This looks interesting.
Monday, 14 November 2011
I have seriously been out of touch with movies for the last couple of months. I think I overdosed during winter. Anyway in the mood for a film tonight and thought I should tackle the ultimate tear jerker. Already got a lump in my throat picturing that little pointy finger. See how I go.....
Tuesday, 8 November 2011
Tuesday, 1 November 2011
This film made me cry.
Already a fan of Italian director, Vittorio De Sica (I had watched his extraordinary film, The Bicycle Thieves, many months ago, which also made me cry) I recently viewed Umberto D.
This was my second viewing of Umberto D, a film about an elderly pensioner struggling to survive during Italy’s postwar economic boom.
Umberto’s wealthy landlady evicts Umberto because she wants to use Umberto’s rented room to extend her living room and because Umberto is behind on his rent. Alone, penniless and with nowhere to go Umberto does his utmost to maintain his dignity whilst trying to find the means to survive. But the city seems void of any human compassion, even when he encounters former colleagues and friends.
There is a parallel story about the landlady’s kind maid, Maria, a very young girl, alone and pregnant. She too seems destined to become homeless and penniless like Umberto.
To me this film is as much about Umberto’s poverty and homelessness (the desperation is palpable!) as it is about Umberto’s companionship with his ever-faithful dog, Flicke (Do they give Oscars to dogs??)
It is Umberto’s love and concern for Flicke, which keeps him going.
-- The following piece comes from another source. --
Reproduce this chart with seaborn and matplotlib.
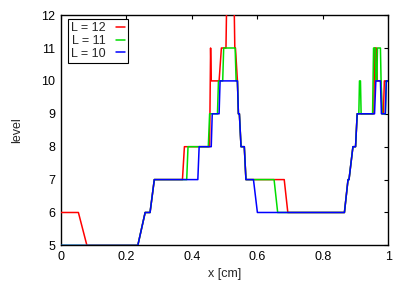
import matplotlib
matplotlib.use("Agg")
from matplotlib import pyplot as plt
from matplotlib.ticker import MultipleLocator
import pandas as pd
import seaborn as sns

# refinement level along x, for three max levels
x_l12 = [0.0, 0.053, 0.079, 0.2346, 0.257, 0.272, 0.285, 0.371, 0.377, 0.454,
         0.457, 0.459, 0.483, 0.490, 0.504, 0.507, 0.528, 0.531, 0.533, 0.539,
         0.542, 0.545, 0.550, 0.560, 0.565, 0.682, 0.693, 0.866, 0.877, 0.880,
         0.892, 0.900, 0.905, 0.956, 0.958, 0.964, 0.966, 0.978, 0.981, 0.985,
         0.988, 1.0]
y_l12 = [6, 6, 5, 5, 6, 6, 7, 7, 8, 8,
         11, 10, 10, 11, 11, 13, 13, 11, 11, 10,
         9, 9, 8, 8, 7, 7, 6, 6, 7, 7,
         8, 8, 9, 9, 11, 11, 10, 10, 9, 9,
         10, 10]

x_l11 = [0.0, 0.2346, 0.257, 0.272, 0.285, 0.384, 0.388, 0.450, 0.454, 0.478,
         0.481, 0.494, 0.497, 0.532, 0.535, 0.539, 0.542, 0.545, 0.550, 0.560,
         0.565, 0.651, 0.662, 0.866, 0.877, 0.880, 0.892, 0.900, 0.905, 0.910,
         0.912, 0.915, 0.917, 0.952, 0.955, 0.960, 0.962, 0.965, 0.967, 0.976,
         0.978, 0.981, 0.991, 0.994, 1.0]
y_l11 = [5, 5, 6, 6, 7, 7, 8, 8, 9, 9,
         10, 10, 11, 11, 10, 10, 9, 9, 8, 8,
         7, 7, 6, 6, 7, 7, 8, 8, 9, 9,
         10, 10, 9, 9, 11, 11, 10, 10, 11, 11,
         10, 9, 9, 10, 10]

x_l10 = [0.0, 0.2346, 0.257, 0.272, 0.285, 0.418, 0.422, 0.459, 0.462, 0.483,
         0.486, 0.539, 0.542, 0.545, 0.550, 0.560, 0.565, 0.588, 0.600, 0.866,
         0.877, 0.880, 0.892, 0.900, 0.905, 0.958, 0.962, 0.976, 0.979, 0.991,
         0.994, 1.0]
y_l10 = [5, 5, 6, 6, 7, 7, 8, 8, 9, 9,
         10, 10, 9, 9, 8, 8, 7, 7, 6, 6,
         7, 7, 8, 8, 9, 9, 10, 10, 9, 9,
         10, 10]

labels = ["L = 12", "L = 11", "L = 10"]
colors = ["#ff0000", "#00dd00", "#0000ff"]

sns.set_theme(style="white")
plt.rcParams["font.family"] = ["Liberation Sans", "DejaVu Sans"]

fig = plt.figure(figsize=(4.07, 2.85), dpi=100)
ax = fig.add_axes([0.150, 0.139, 0.804, 0.808])

for xs, ys, lab, col in zip([x_l12, x_l11, x_l10], [y_l12, y_l11, y_l10],
                            labels, colors):
    df = pd.DataFrame({"x": xs, "level": ys})
    sns.lineplot(data=df, x="x", y="level", sort=False, estimator=None,
                 color=col, linewidth=1.1, label=lab, ax=ax, zorder=3)

ax.set_xlim(0, 1)
ax.set_ylim(5, 12)
ax.yaxis.set_major_locator(MultipleLocator(1))
ax.set_xticks([0, 0.2, 0.4, 0.6, 0.8, 1.0])
ax.set_xticklabels(["0", "0.2", "0.4", "0.6", "0.8", "1"])
ax.tick_params(direction="in", length=3, width=0.8, top=True, right=True,
               labelsize=9, pad=4, colors="black")
for s in ax.spines.values():
    s.set_color("black")
    s.set_linewidth(1.0)
ax.set_xlabel("x [cm]", fontsize=9, labelpad=4)
ax.set_ylabel("level", fontsize=9, labelpad=13)

leg = ax.legend(loc="upper left", bbox_to_anchor=(0.02, 0.985),
                markerfirst=False, handlelength=0.7, handletextpad=0.8,
                labelspacing=0.05, borderpad=0.3, borderaxespad=0.0,
                fontsize=9, fancybox=False, framealpha=1, edgecolor="black")
leg.get_frame().set_linewidth(0.8)

fig.savefig("out.png", dpi=100)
Umberto D is cast with non-professional actors but you wouldn’t know it from the performances and many of the cast members went on to have successful acting careers.
This story is heart-wrenching, but a must-see. It’s a masterpiece. I love this film and I love Flicke.
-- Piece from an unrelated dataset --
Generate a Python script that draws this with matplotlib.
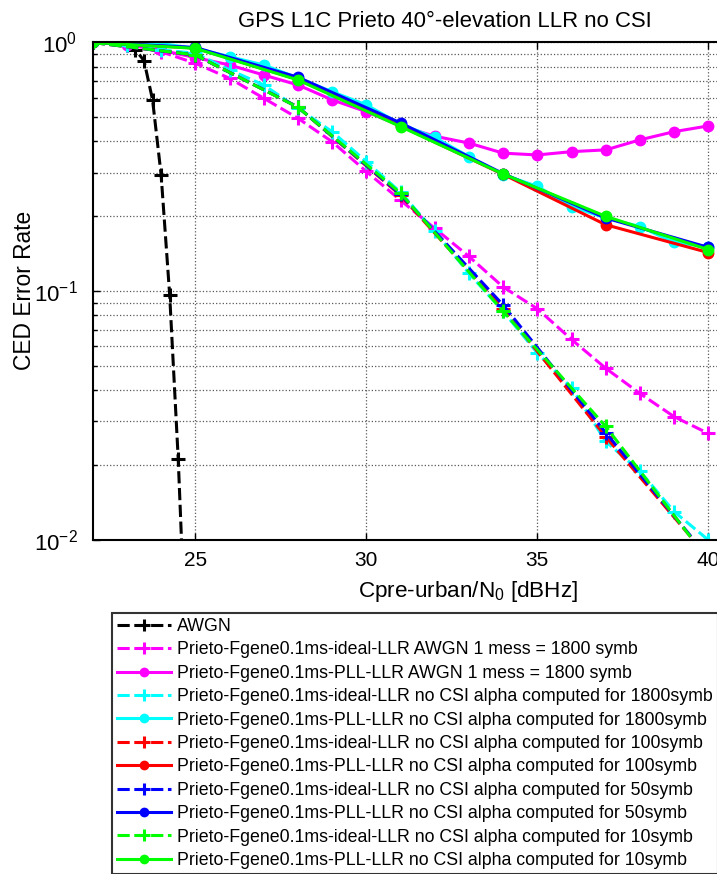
import numpy as np
import matplotlib
matplotlib.use('Agg')
import matplotlib.pyplot as plt

plt.rcParams['font.family'] = ['Liberation Sans', 'DejaVu Sans']
plt.rcParams['mathtext.fontset'] = 'custom'
plt.rcParams['mathtext.rm'] = 'Liberation Sans'
plt.rcParams['mathtext.it'] = 'Liberation Sans:italic'
plt.rcParams['mathtext.default'] = 'regular'

# C/N0 grids
snr_awgn = [22, 23, 23.25, 23.5, 23.75, 24, 24.25, 24.5, 24.75]
snr_1db = [22, 23, 24, 25, 26, 27, 28, 29, 30, 31, 32, 33, 34, 35, 36, 37, 38, 39, 40]
snr_3db = [22, 25, 28, 31, 34, 37, 40]

# error rates
awgn = [1.0, 0.98, 0.935, 0.845, 0.588, 0.294, 0.0968, 0.0212, 0.003]
ideal_awgn = [1.0, 0.975, 0.918, 0.825, 0.718, 0.597, 0.496, 0.399, 0.303, 0.232,
              0.179, 0.138, 0.104, 0.085, 0.064, 0.049, 0.0388, 0.0313, 0.0268]
pll_awgn = [1.0, 0.98, 0.93, 0.87, 0.812, 0.74, 0.675, 0.588, 0.527, 0.462,
            0.42, 0.394, 0.359, 0.353, 0.364, 0.370, 0.406, 0.438, 0.462]
ideal_1800 = [1.0, 0.98, 0.933, 0.905, 0.776, 0.675, 0.544, 0.438, 0.332, 0.25,
              0.174, 0.118, 0.083, 0.0565, 0.0409, 0.0249, 0.0189, 0.0130, 0.0100]
pll_1800 = [1.0, 1.0, 0.99, 0.947, 0.877, 0.812, 0.72, 0.634, 0.561, 0.47,
            0.415, 0.348, 0.294, 0.264, 0.219, 0.197, 0.182, 0.157, 0.151]
ideal_100 = [1.0, 0.89, 0.55, 0.243, 0.085, 0.026, 0.0085]
pll_100 = [1.0, 0.95, 0.71, 0.462, 0.295, 0.185, 0.143]
ideal_50 = [1.0, 0.89, 0.55, 0.245, 0.088, 0.027, 0.0085]
pll_50 = [1.0, 0.955, 0.725, 0.475, 0.297, 0.197, 0.150]
ideal_10 = [1.0, 0.891, 0.549, 0.248, 0.083, 0.0286, 0.0083]
pll_10 = [1.0, 0.947, 0.707, 0.459, 0.296, 0.200, 0.147]

labels = ['AWGN',
          'Prieto-Fgene0.1ms-ideal-LLR AWGN 1 mess = 1800 symb',
          'Prieto-Fgene0.1ms-PLL-LLR AWGN 1 mess = 1800 symb',
          'Prieto-Fgene0.1ms-ideal-LLR no CSI alpha computed for 1800symb',
          'Prieto-Fgene0.1ms-PLL-LLR no CSI alpha computed for 1800symb',
          'Prieto-Fgene0.1ms-ideal-LLR no CSI alpha computed for 100symb',
          'Prieto-Fgene0.1ms-PLL-LLR no CSI alpha computed for 100symb',
          'Prieto-Fgene0.1ms-ideal-LLR no CSI alpha computed for 50symb',
          'Prieto-Fgene0.1ms-PLL-LLR no CSI alpha computed for 50symb',
          'Prieto-Fgene0.1ms-ideal-LLR no CSI alpha computed for 10symb',
          'Prieto-Fgene0.1ms-PLL-LLR no CSI alpha computed for 10symb']

mag = (1, 0, 1)
cya = (0, 1, 1)
grn = (0, 1, 0)

fig = plt.figure(figsize=(7.17, 8.74), dpi=100)
# axes runs past the right edge like the cropped original
ax = fig.add_axes([0.1293, 0.3822, 0.954, 0.5692])

lw = 2.2
dash = (4, 1.5)
series = [
    (snr_awgn, awgn, 'k', '--', '+'),
    (snr_1db, ideal_awgn, mag, '--', '+'),
    (snr_1db, pll_awgn, mag, '-', 'o'),
    (snr_1db, ideal_1800, cya, '--', '+'),
    (snr_1db, pll_1800, cya, '-', 'o'),
    (snr_3db, ideal_100, 'r', '--', '+'),
    (snr_3db, pll_100, 'r', '-', 'o'),
    (snr_3db, ideal_50, 'b', '--', '+'),
    (snr_3db, pll_50, 'b', '-', 'o'),
    (snr_3db, ideal_10, grn, '--', '+'),
    (snr_3db, pll_10, grn, '-', 'o'),
]
for (x, y, c, ls, mk), lab in zip(series, labels):
    if mk == '+':
        ln, = ax.semilogy(x, y, color=c, ls=ls, lw=lw, marker='+', ms=10, mew=2.2, label=lab)
    else:
        ln, = ax.semilogy(x, y, color=c, ls=ls, lw=lw, marker='o', ms=7.5, mew=1, label=lab)
    if ls == '--':
        ln.set_dashes(dash)

ax.set_xlim(22, 42)
ax.set_ylim(1e-2, 1)
ax.set_xticks([25, 30, 35, 40])
ax.grid(True, which='major', color='0.35', ls=':', lw=0.9)
ax.grid(True, which='minor', axis='y', color='0.35', ls=':', lw=0.9)
ax.tick_params(which='both', direction='in', top=True, right=True, width=1)
ax.tick_params(which='major', length=5)
ax.tick_params(which='minor', length=3)
ax.tick_params(axis='y', which='major', labelsize=16, pad=11)
ax.tick_params(axis='x', which='major', labelsize=15, pad=8)
for s in ax.spines.values():
    s.set_linewidth(1.5)

fig.text(445 / 717, 1 - 26.7 / 874, 'GPS L1C Prieto 40°-elevation LLR no CSI',
         fontsize=15.9, ha='center', va='baseline')
fig.text(468 / 717, 1 - 592 / 874, 'Cpre-urban/N$_0$ [dBHz]',
         fontsize=16.2, ha='center', va='center')
fig.text(25 / 717, 1 - 290 / 874, 'CED Error Rate', rotation=90,
         fontsize=16.4, ha='center', va='center')

leg = fig.legend(loc='upper left', bbox_to_anchor=(112 / 717, 1 - 612.7 / 874),
                 borderaxespad=0, fontsize=12.8, handlelength=3.0, handletextpad=0.35,
                 borderpad=0.3, labelspacing=0.36, numpoints=1, fancybox=False,
                 frameon=True, markerscale=0.8)
leg.get_frame().set_edgecolor('k')
leg.get_frame().set_linewidth(1.5)

fig.savefig('out.png', dpi=100)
I recently watched the French New Wave film Pierrot le Fou (Peter the Fool) by director Jean-Luc Godard. A story about a man named Ferdinand (Jean-Paul Belmondo), who dissatisfied with his marriage and bourgeois lifestyle runs away with the babysitter, Marianne (Anna Karina).
Soon they lead a less ordinary lifestyle – always on the run, either being chased by Algerian gangsters or the police. Marianne refers to Ferdinand as ‘Pierrot’ much to his annoyance (and hence the ‘Pierrot’ in the title). Eventually they settle down near the Mediterranean Sea, philosophising about life, reading... and more philosophising.
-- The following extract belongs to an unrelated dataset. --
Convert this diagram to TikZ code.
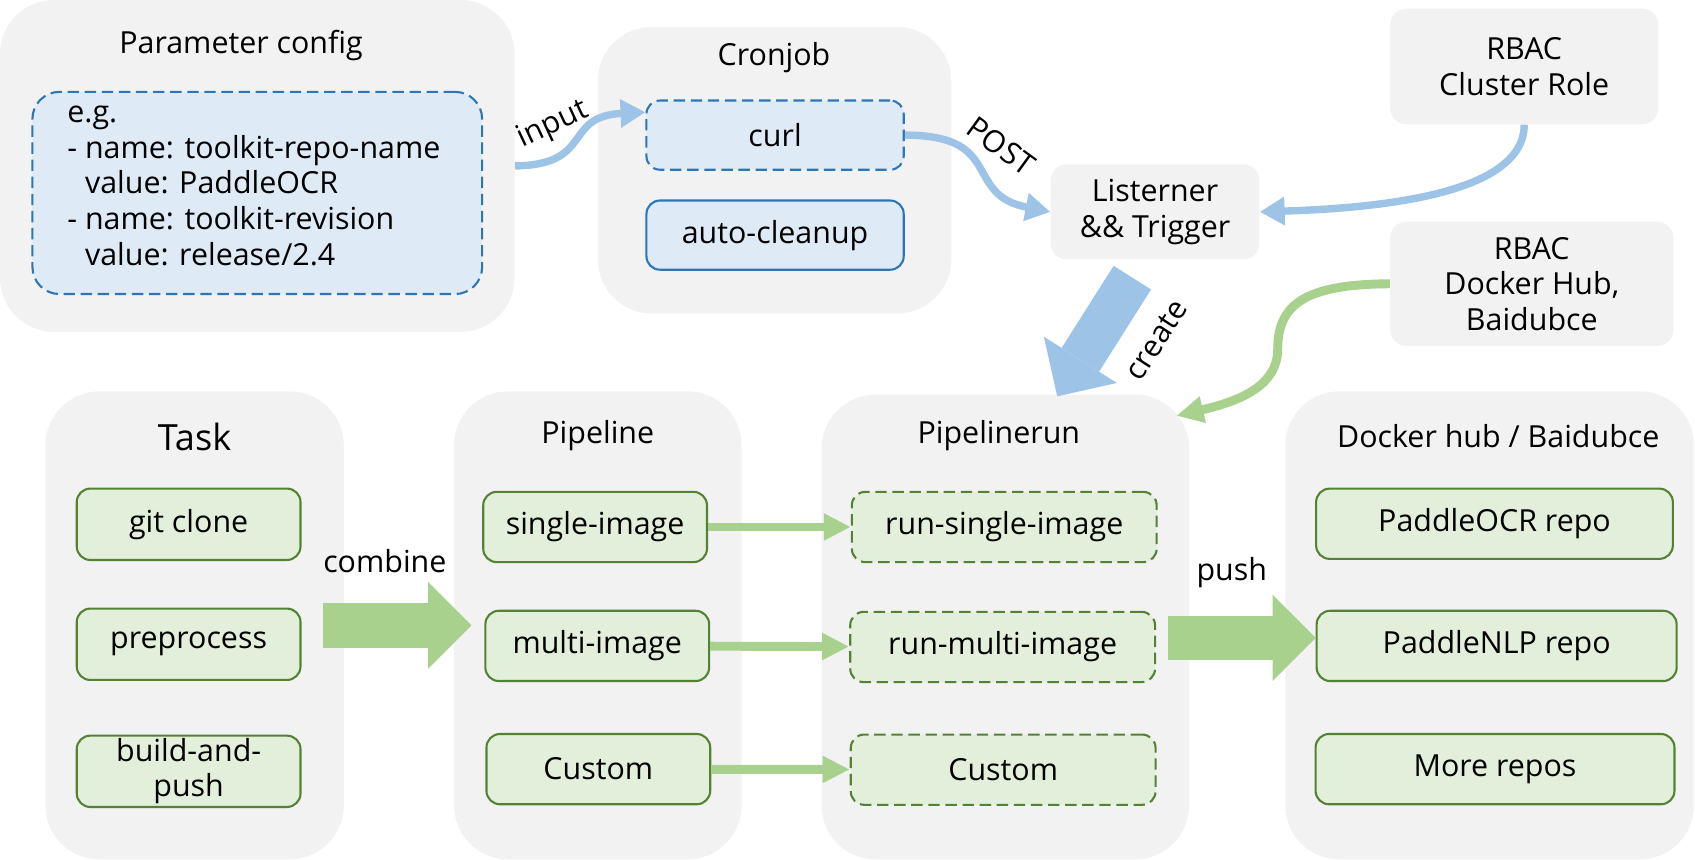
\documentclass[tikz,border=0pt]{standalone}
\usepackage{fontspec}
\setmainfont{Open Sans}
\usetikzlibrary{arrows.meta}

\definecolor{grayf}{HTML}{F2F2F2}
\definecolor{bluef}{HTML}{DEEBF7}
\definecolor{blueb}{HTML}{2E75B6}
\definecolor{bluea}{HTML}{9DC3E6}
\definecolor{greenf}{HTML}{E2EFDA}
\definecolor{greenb}{HTML}{548235}
\definecolor{greena}{HTML}{A9D18E}

\begin{document}
\begin{tikzpicture}[font=\fontsize{16}{18.7}\selectfont]
		\tikzset{grp/.style={fill=grayf, rounded corners=1cm, inner sep=0pt},
			sgrp/.style={fill=grayf, rounded corners=0.3cm, align=center, inner sep=0pt},
			gbox/.style={draw=greenb, fill=greenf, line width=1.1pt, rounded corners=0.25cm, minimum height=1.3cm, align=center, inner sep=0pt},
			gdash/.style={gbox, dash pattern=on 6pt off 3pt},
			bbox/.style={draw=blueb, fill=bluef, line width=1.1pt, rounded corners=0.25cm, minimum width=4.76cm, minimum height=1.28cm, inner sep=0pt},
			thinb/.style={draw=bluea, line width=3.9pt, -{Triangle[length=0.46cm, width=0.5cm]}},
			thing/.style={draw=greena, line width=4.7pt, -{Triangle[length=0.5cm, width=0.47cm]}},
			fat/.style={line width=0.82cm, -{Triangle[length=0.8cm, width=1.6cm, line width=0pt]}}};

		\useasboundingbox (0,0) rectangle (31.36,-15.91);

		\node[grp, minimum width=9.52cm, minimum height=6.14cm] (param) at (4.76, -3.07) {};
		\node (paramt) at (4.46, -0.84) {Parameter config};
		\node[bbox, rounded corners=0.5cm, dash pattern=on 6pt off 3pt, minimum width=8.32cm, minimum height=3.74cm] (pdash) at (4.76, -3.57) {};
		\node[anchor=west, align=left, inner sep=0pt] (ptext) at (1.24, -3.44) {e.g.\\- name: toolkit-repo-name\\\hphantom{- }value: PaddleOCR\\- name: toolkit-revision\\\hphantom{- }value: release/2.4};

		\node[grp, minimum width=6.54cm, minimum height=5.3cm] (cron) at (14.33, -3.15) {};
		\node (cront) at (14.32, -1.06) {Cronjob};
		\node[bbox, dash pattern=on 6pt off 3pt] (curl) at (14.34, -2.5) {curl};
		\node[bbox] (clean) at (14.34, -4.35) {auto-cleanup};

		\node[sgrp, minimum width=3.86cm, minimum height=1.76cm] (listener) at (21.37, -3.92) {Listerner\\\&\& Trigger};
		\node[sgrp, minimum width=4.96cm, minimum height=2.14cm] (rbaccr) at (28.2, -1.23) {RBAC\\Cluster Role};
		\node[sgrp, minimum width=5.24cm, minimum height=2.3cm] (rbacdh) at (28.34, -5.25) {RBAC\\Docker Hub,\\Baidubce};

		\node[grp, minimum width=5.52cm, minimum height=8.66cm] (task) at (3.6, -11.57) {};
		\node[font=\fontsize{19}{23}\selectfont] (taskt) at (3.6, -8.08) {Task};
		\node[gbox, minimum width=4.14cm, minimum height=1.32cm] (git) at (3.49, -9.7) {git clone};
		\node[gbox, minimum width=4.14cm, minimum height=1.32cm] (prep) at (3.49, -11.92) {preprocess};
		\node[gbox, minimum width=4.14cm, minimum height=1.32cm] (build) at (3.49, -14.27) {build-and-\\push};

		\node[grp, minimum width=5.32cm, minimum height=8.66cm] (pipe) at (11.06, -11.57) {};
		\node (pipet) at (11.06, -8.06) {Pipeline};
		\node[gbox, minimum width=4.14cm] (psingle) at (11.01, -9.75) {single-image};
		\node[gbox, minimum width=4.14cm] (pmulti) at (11.05, -11.95) {multi-image};
		\node[gbox, minimum width=4.14cm] (pcustom) at (11.07, -14.23) {Custom};

		\node[grp, minimum width=6.8cm, minimum height=8.6cm] (prun) at (18.6, -11.6) {};
		\node (prunt) at (18.48, -8.06) {Pipelinerun};
		\node[gdash, minimum width=5.64cm] (rsingle) at (18.58, -9.75) {run-single-image};
		\node[gdash, minimum width=5.64cm] (rmulti) at (18.55, -11.97) {run-multi-image};
		\node[gdash, minimum width=5.64cm] (rcustom) at (18.56, -14.24) {Custom};

		\node[grp, minimum width=7.56cm, minimum height=8.66cm] (docker) at (27.56, -11.57) {};
		\node (dockert) at (27.72, -8.06) {Docker hub / Baidubce};
		\node[gbox, minimum width=6.6cm] (ocr) at (27.65, -9.69) {PaddleOCR repo};
		\node[gbox, minimum width=6.66cm] (nlp) at (27.69, -11.95) {PaddleNLP repo};
		\node[gbox, minimum width=6.64cm] (more) at (27.66, -14.23) {More repos};

		\draw[thinb] (param.east) .. controls (11.0, -3.05) and (10.4, -2.15) .. (curl.170);
		\draw[thinb] (curl.east) .. controls (18.6, -2.5) and (17.8, -3.6) .. (listener.west);
		\draw[thinb] (rbaccr.south) .. controls (28.2, -3.6) and (25.5, -3.85) .. (listener.east);
		\draw[thing] (rbacdh.west) .. controls (24.2, -5.26) and (23.64, -5.6) .. (23.64, -6.45) .. controls (23.64, -7.2) and (22.8, -7.45) .. ([xshift=-0.24cm, yshift=-0.4cm]prun.north east);

		\draw[fat, bluea] ([xshift=-0.42cm, yshift=-0.33cm]listener.south) -- ([xshift=0.96cm, yshift=-0.04cm]prun.north);
		\draw[fat, greena] ([xshift=-0.39cm]task.east) -- ([xshift=0.33cm]pipe.west);
		\draw[fat, greena] ([xshift=-0.4cm, yshift=-0.2cm]prun.east) -- ([xshift=0.57cm, yshift=-0.23cm]docker.west);

		\draw[thing] (psingle) -- (rsingle);
		\draw[thing] (pmulti) -- (rmulti);
		\draw[thing] (pcustom) -- (rcustom);

		\node[rotate=25] (linput) at (10.23, -2.31) {input};
		\node[rotate=-36] (lpost) at (18.52, -2.7) {POST};
		\node[rotate=57] (lcreate) at (21.4, -6.29) {create};
		\node (lcombine) at (7.12, -10.39) {combine};
		\node (lpush) at (22.79, -10.6) {push};

	\end{tikzpicture}
\end{document}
Marianne soon becomes bored of this quaint, non-materialistic lifestyle and wants to move into town. After some time apart, the couple is reunited and Ferdinand discovers that Marianne is not all she has appeared, which leads to a violent and strangely comical conclusion.
Many years ago I would have found this film a little too arty and wanky (those are film terms) and I must say there were certainly times when I wondered WTF was going on. But I loved this film’s youthful vibrancy, it’s use of colours and pop art and the idyllic Mediterranean scenery.
The leads were excellent. Jean-Paul Belmondo worked with Godard on his previous film ‘Breathless', which I think was his breakthrough role. Anna Karina would become the muse and wife of Godard and appear in many of his films.
This film turned out to be a lot of fun.